SALT LAKE CITY, Utah (ABC4 News) – This morning the Utah State Legislature officially chose the final site of the third homeless resource center bringing an end to months of studying sites, and the fallout from communities battling to keep the center out of their neighborhoods.

The South Salt Lake location was chosen to be placed at 3380 South, 1000 West which is near the Salt Lake County Sheriff’s Office and the Salt Lake County Emergency Management building.

The site was chosen by Mayor Ben McAdams and the Site Selection Committee after months of studying nine prospective sites with a strict deadline set by the legislature (HB 441) to have a location picked by March 30th.  A state committee considered the recommendation by the mayor and officially decided the final location Monday.

This third site, the mayor says, fits the original criteria for a center.  He says key features include the large size of the two-and-a-half acre lot, it’s low selling price, and it’s close proximity to the jail.

This site will join two other centers set to be built in Salt Lake City over the next two years and an already existing center which will be expanding in Midvale.  

The selection of South Salt Lake comes after the fallout of the original plan of having four centers spread throughout Salt Lake County, particularly by residents objecting and protesting the Simpson Avenue and 600 West location.The location was later pulled from consideration.

In March the state legislature passed House Bill 441 which set aside 20-million dollars to fund the new resource centers with a strict deadline that the mayor and site selection committee have a site chosen and ready to present to the state by March 30th.  

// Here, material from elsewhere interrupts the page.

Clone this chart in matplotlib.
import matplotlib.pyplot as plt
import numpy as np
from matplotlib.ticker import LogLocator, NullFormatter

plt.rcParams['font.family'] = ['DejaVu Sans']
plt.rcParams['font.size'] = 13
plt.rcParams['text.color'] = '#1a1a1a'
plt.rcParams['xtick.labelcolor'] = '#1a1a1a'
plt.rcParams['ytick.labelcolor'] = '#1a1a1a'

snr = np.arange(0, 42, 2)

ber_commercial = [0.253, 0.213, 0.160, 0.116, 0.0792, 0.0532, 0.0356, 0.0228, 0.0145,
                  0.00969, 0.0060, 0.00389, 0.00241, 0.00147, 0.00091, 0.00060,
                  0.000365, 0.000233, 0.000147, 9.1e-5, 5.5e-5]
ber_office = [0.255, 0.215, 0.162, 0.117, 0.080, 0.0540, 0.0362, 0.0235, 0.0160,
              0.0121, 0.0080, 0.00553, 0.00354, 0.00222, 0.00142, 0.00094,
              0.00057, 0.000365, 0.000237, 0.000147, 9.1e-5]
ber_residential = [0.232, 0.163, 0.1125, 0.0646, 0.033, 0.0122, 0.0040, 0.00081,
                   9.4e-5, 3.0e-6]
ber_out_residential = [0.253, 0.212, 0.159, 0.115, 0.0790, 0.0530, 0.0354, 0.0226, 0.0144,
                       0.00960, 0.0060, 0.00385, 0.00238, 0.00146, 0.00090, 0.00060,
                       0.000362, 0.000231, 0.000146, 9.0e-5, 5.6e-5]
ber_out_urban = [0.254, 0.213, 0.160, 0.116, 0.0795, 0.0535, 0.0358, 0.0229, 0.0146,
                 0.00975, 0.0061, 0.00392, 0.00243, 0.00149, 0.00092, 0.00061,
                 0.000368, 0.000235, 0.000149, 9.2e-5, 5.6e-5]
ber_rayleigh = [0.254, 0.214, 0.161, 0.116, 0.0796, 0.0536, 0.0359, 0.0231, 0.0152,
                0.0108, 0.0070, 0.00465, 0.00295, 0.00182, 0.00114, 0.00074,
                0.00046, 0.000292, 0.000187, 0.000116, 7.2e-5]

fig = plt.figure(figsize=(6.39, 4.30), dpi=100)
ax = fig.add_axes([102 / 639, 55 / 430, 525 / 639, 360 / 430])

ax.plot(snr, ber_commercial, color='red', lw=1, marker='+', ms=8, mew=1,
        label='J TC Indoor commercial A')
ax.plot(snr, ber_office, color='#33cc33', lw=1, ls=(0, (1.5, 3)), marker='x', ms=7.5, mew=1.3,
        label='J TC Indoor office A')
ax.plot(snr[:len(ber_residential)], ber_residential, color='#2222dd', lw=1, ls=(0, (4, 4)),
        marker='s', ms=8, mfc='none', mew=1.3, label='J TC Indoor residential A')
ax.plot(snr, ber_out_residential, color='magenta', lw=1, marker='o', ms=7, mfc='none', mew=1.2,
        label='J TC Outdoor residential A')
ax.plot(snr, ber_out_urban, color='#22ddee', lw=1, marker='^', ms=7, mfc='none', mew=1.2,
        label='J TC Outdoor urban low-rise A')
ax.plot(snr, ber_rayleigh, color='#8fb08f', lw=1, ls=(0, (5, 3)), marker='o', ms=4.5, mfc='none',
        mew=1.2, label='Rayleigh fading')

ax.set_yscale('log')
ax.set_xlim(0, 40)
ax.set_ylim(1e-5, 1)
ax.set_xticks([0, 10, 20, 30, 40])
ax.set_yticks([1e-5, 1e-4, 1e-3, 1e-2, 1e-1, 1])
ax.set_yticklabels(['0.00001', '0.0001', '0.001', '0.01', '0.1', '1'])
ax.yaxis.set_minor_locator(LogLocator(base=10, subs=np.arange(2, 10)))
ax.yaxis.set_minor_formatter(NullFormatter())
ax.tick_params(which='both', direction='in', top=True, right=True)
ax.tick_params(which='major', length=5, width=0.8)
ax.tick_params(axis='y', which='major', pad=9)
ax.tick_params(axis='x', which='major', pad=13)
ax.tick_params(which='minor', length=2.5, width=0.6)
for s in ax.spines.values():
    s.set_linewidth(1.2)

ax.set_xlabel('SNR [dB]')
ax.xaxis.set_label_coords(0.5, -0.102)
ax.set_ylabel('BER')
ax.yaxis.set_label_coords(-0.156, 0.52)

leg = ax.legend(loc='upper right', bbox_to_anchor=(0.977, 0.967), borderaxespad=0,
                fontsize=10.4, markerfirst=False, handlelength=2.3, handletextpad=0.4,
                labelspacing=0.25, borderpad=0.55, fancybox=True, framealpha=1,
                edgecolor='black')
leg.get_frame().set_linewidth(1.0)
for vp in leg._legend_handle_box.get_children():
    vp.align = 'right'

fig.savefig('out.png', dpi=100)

In the weeks following, several sites were chosen in South Salt Lake and West Valley City creating more controversy and protests during town hall meetings that were set up to help gather input from the public and present information.

Just a week before the official deadline, and with continued protests about the potential sites, Draper City Mayor Troy Walker offered up two locations in his city for the final resource center.  His announcement was met with more public outcry and protests from the residents of Draper who expressed their anger in a town hall meeting.  The next day the mayor pulled the sites from consideration after threats that he would be voted out of office.

Though he had pulled the sites, they were still up for consideration by the site selection committee.  On March 30th, Mayor McAdams officially announced that he had chosen the 3380 South, 1000 West location for the third resource center.

The Mayor’s recommendation to Lt. Governor Spencer Cox doesn’t come without some conditions.  McAdams says he plans to leave the nearby Jordan River in better condition than it is today.  He also promises not to break ground until the legislature passes a bill compensating South Salt Lake for any negative economic impacts of putting the shelter in their community.  

The two centers in Salt Lake City are on schedule to be built in 2019.  The Road Home, that currently houses much of the city’s homeless population, will be closed by June 30, 2019.